* Written problem: Begin at the top of the records below and return each line exactly through the line with "ctx.stroke();". Skip pictures.

(Rows from a dataset of charts and code)
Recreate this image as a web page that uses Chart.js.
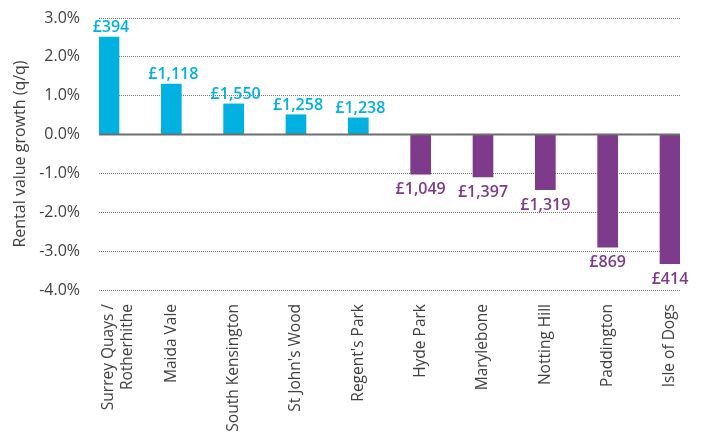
<!DOCTYPE html>
<html>
<head>
<meta charset="utf-8">
<script src="https://cdn.jsdelivr.net/npm/chart.js@4"></script>
<style>
  html, body { margin: 0; padding: 0; background: #fff; }
  #wrap { width: 703px; height: 434px; }
</style>
</head>
<body>
<div id="wrap"><canvas id="rentChart" width="703" height="434"></canvas></div>
<script>
// Chart data
const areas = [['Surrey Quays /', 'Rotherhithe'], 'Maida Vale', 'South Kensington', "St John's Wood", "Regent's Park",
    'Hyde Park', 'Marylebone', 'Notting Hill', 'Paddington', 'Isle of Dogs'];
const growth = [2.51, 1.30, 0.79, 0.51, 0.43, -1.02, -1.09, -1.42, -2.90, -3.32];
const rents = [394, 1118, 1550, 1258, 1238, 1049, 1397, 1319, 869, 414];
const yTicks = [-4, -3, -2, -1, 0, 1, 2, 3];

const upColor = '#00B1E1';
const downColor = '#7E3A8B';
const textColor = '#404040';
const fontFamily = '"Open Sans", "Noto Sans", sans-serif';

// zero line + rent labels on each bar
const barLabels = {
    id: 'barLabels',
    afterDatasetsDraw(chart) {
        const ctx = chart.ctx;
        const area = chart.chartArea;
        const y0 = chart.scales.y.getPixelForValue(0);
        ctx.save();
        ctx.strokeStyle = '#6e6e6e';
        ctx.lineWidth = 2;
        ctx.beginPath();
        ctx.moveTo(area.left, y0);
        ctx.lineTo(area.right, y0);
        ctx.stroke();

        ctx.font = '600 16px ' + fontFamily;
        ctx.textAlign = 'center';
        ctx.textBaseline = 'alphabetic';
        chart.getDatasetMeta(0).data.forEach((bar, i) => {
            const txt = '£' + rents[i].toLocaleString('en-GB');
            if (growth[i] >= 0) {
                ctx.fillStyle = upColor;
                ctx.fillText(txt, bar.x + 2, bar.y - 5);
            } else {
                ctx.fillStyle = downColor;
                ctx.fillText(txt, bar.x, bar.y + 20);
            }
        });
        ctx.restore();
    }
};

new Chart(document.getElementById('rentChart').getContext('2d'), {
    type: 'bar',
    data: {
        datasets: [{
            data: growth.map((v, i) => ({ x: i, y: v })),
            backgroundColor: growth.map(v => v >= 0 ? upColor : downColor),
            barThickness: 20,
            borderWidth: 0
        }]
    },
    options: {
        responsive: false,
        animation: false,
        layout: { padding: { top: 18, right: 23, left: 0, bottom: 0 } },
        plugins: {
            legend: { display: false },
            tooltip: { enabled: false }
        },
        scales: {
            x: {
                type: 'linear',
                min: -0.16,
                max: areas.length - 1 + 0.16,
                offset: false,
                grid: { display: false, drawTicks: false },
                border: { display: false },
                afterBuildTicks: scale => { scale.ticks = areas.map((a, i) => ({ value: i })); },
                afterFit: scale => { scale.height = 144; },
                ticks: {
                    autoSkip: false,
                    minRotation: 90,
                    maxRotation: 90,
                    padding: 14,
                    color: textColor,
                    font: { family: fontFamily, size: 15.5 },
                    callback: v => areas[v]
                }
            },
            y: {
                min: -4,
                max: 3,
                afterBuildTicks: scale => { scale.ticks = yTicks.map(v => ({ value: v })); },
                afterFit: scale => {
                    scale.width = 99;
                    scale.paddingTop = 0;
                    scale.paddingBottom = 0;
                },
                grid: { color: '#7a7a7a', lineWidth: 1, drawTicks: false },
                border: { display: false, dash: [1, 1] },
                ticks: {
                    padding: 19,
                    color: textColor,
                    font: { family: fontFamily, size: 16 },
                    callback: v => v.toFixed(1) + '%'
                },
                title: {
                    display: true,
                    text: 'Rental value growth (q/q)',
                    color: textColor,
                    font: { family: fontFamily, size: 16 },
                    padding: { top: 11, bottom: 0 }
                }
            }
        }
    },
    plugins: [barLabels]
});
</script>
</body>
</html>
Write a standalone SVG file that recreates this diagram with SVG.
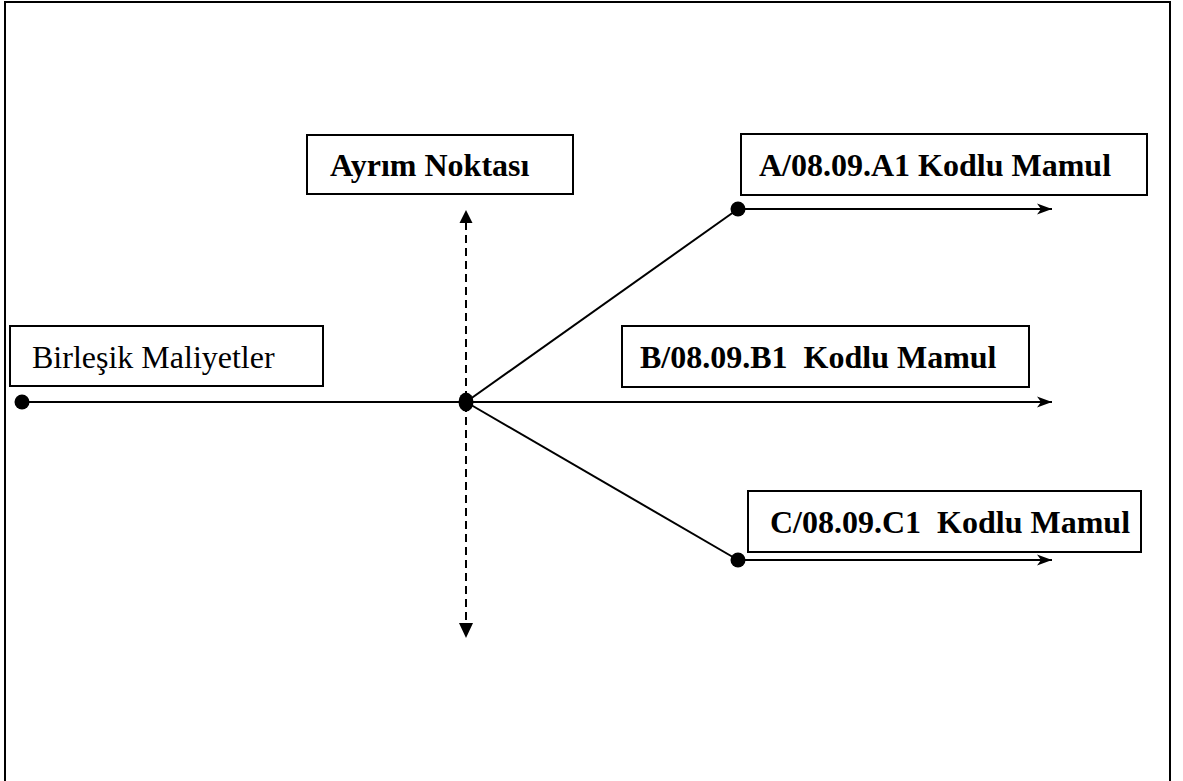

* Solution:
Recreate this image as a web page that uses Chart.js.
<!DOCTYPE html>
<html>
<head>
<meta charset="utf-8">
<script src="https://cdn.jsdelivr.net/npm/chart.js@4"></script>
<style>
  html, body { margin: 0; padding: 0; background: #fff; }
  #wrap { width: 703px; height: 434px; }
</style>
</head>
<body>
<div id="wrap"><canvas id="rentChart" width="703" height="434"></canvas></div>
<script>
// Chart data
const areas = [['Surrey Quays /', 'Rotherhithe'], 'Maida Vale', 'South Kensington', "St John's Wood", "Regent's Park",
    'Hyde Park', 'Marylebone', 'Notting Hill', 'Paddington', 'Isle of Dogs'];
const growth = [2.51, 1.30, 0.79, 0.51, 0.43, -1.02, -1.09, -1.42, -2.90, -3.32];
const rents = [394, 1118, 1550, 1258, 1238, 1049, 1397, 1319, 869, 414];
const yTicks = [-4, -3, -2, -1, 0, 1, 2, 3];

const upColor = '#00B1E1';
const downColor = '#7E3A8B';
const textColor = '#404040';
const fontFamily = '"Open Sans", "Noto Sans", sans-serif';

// zero line + rent labels on each bar
const barLabels = {
    id: 'barLabels',
    afterDatasetsDraw(chart) {
        const ctx = chart.ctx;
        const area = chart.chartArea;
        const y0 = chart.scales.y.getPixelForValue(0);
        ctx.save();
        ctx.strokeStyle = '#6e6e6e';
        ctx.lineWidth = 2;
        ctx.beginPath();
        ctx.moveTo(area.left, y0);
        ctx.lineTo(area.right, y0);
        ctx.stroke();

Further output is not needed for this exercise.